The fluid in the pump and seal area

Key Point: the fluid contacts the seal faces and other parts in wide open areas, in very small gaps and at the exit of the seal faces. Pressure and temperature of the fluid will depend on its location and determine its respective state, i.e. liquid, gaseous, solid or a mixture.

Fluid in pump

A few facts about the leakage (and wear) behavior of contacting mechanical seals:

  • It is essential for proper lubrication and wear of the faces.
  • Normal leak rates range between immeasurably small to steady drips or temporary to even small steams.

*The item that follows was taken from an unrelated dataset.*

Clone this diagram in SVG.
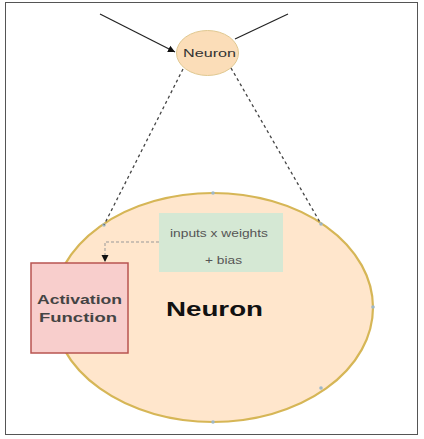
<svg xmlns="http://www.w3.org/2000/svg" width="424" height="439" viewBox="0 0 424 439">
<defs>
<marker id="ah" markerWidth="8" markerHeight="8" refX="7" refY="4" orient="auto" markerUnits="userSpaceOnUse"><path d="M0,0.5 L7,4 L0,7.5 Z" fill="#111"/></marker>
<style>
.ln{stroke:#222;stroke-width:1.2;fill:none}
.dash{stroke:#444;stroke-width:1.3;fill:none;stroke-dasharray:3 3}
.dash2{stroke:#999;stroke-width:1;fill:none;stroke-dasharray:3 2}
.pt{fill:#9fb8c8;stroke:none}
text{font-family:"Liberation Sans",Arial,sans-serif}
</style>
</defs>
<rect x="0" y="0" width="424" height="439" fill="#fff"/>
<rect x="5.5" y="2.5" width="412" height="432" fill="none" stroke="#555" stroke-width="1"/>
<g id="neuron-big">
<ellipse cx="213" cy="307.5" rx="160" ry="114.5" fill="#FFE6CC" stroke="#D6B656" stroke-width="2.2"/>
<text x="166" y="316" font-size="20" font-weight="bold" textLength="97" lengthAdjust="spacingAndGlyphs" fill="#111">Neuron</text>
<circle class="pt" cx="213" cy="193" r="1.8"/><circle class="pt" cx="104" cy="225" r="1.8"/><circle class="pt" cx="321" cy="224" r="1.8"/><circle class="pt" cx="373" cy="307" r="1.8"/><circle class="pt" cx="321" cy="388" r="1.8"/><circle class="pt" cx="213" cy="422" r="1.8"/>
</g>
<g id="neuron-small">
<ellipse cx="207.5" cy="53" rx="31" ry="22.5" fill="#FBDDB8" stroke="#E0C890" stroke-width="1"/>
<text x="183" y="57" font-size="10" textLength="53" lengthAdjust="spacingAndGlyphs" fill="#333">Neuron</text>
</g>
<g id="sum">
<rect x="159" y="213" width="124" height="59" fill="#D5E8D4"/>
<text x="170" y="237" font-size="10.5" textLength="98" lengthAdjust="spacingAndGlyphs" fill="#555">inputs x weights</text>
<text x="205" y="264" font-size="10.5" textLength="37" lengthAdjust="spacingAndGlyphs" fill="#555">+ bias</text>
</g>
<g id="activation">
<rect x="31" y="263" width="97" height="90" fill="#F8CECC" stroke="#B85450" stroke-width="1.5"/>
<text x="37" y="304" font-size="13" font-weight="bold" textLength="85" lengthAdjust="spacingAndGlyphs" fill="#444">Activation</text>
<text x="39" y="322" font-size="13" font-weight="bold" textLength="78" lengthAdjust="spacingAndGlyphs" fill="#444">Function</text>
</g>
<g id="connectors">
<line class="ln" x1="100" y1="14" x2="175" y2="52" marker-end="url(#ah)"/>
<line class="ln" x1="288" y1="14" x2="235" y2="39"/>
<line class="dash" x1="183" y1="69" x2="104" y2="225"/>
<line class="dash" x1="231" y1="68" x2="321" y2="224"/>
<polyline class="dash2" points="159,242 105,242 105,262" marker-end="url(#ah)"/>
</g>
</svg>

Some seals leak some of the time, some seals never leak (measurably), and some leak all the time. Leakage patterns can be constant, progressive or erratic in nature.
  • It can be in liquid, gaseous and/or solid state.
  • Successful contacting seals tend to have very low wear rates and low leakage rates.
  • Some forms of contact is necessary for low leakage rates. Non-contacting or “full lift off” seals (hydrostatic or hydrodynamic tend to have visible, sizeably larger leakage rates.
  • The large majority of mechanical seals never wear out and are removed from service for some other reason.
  • Seal failures occur for a wide range of reasons. Some failures occur as an
    interaction with the tribology of the interface.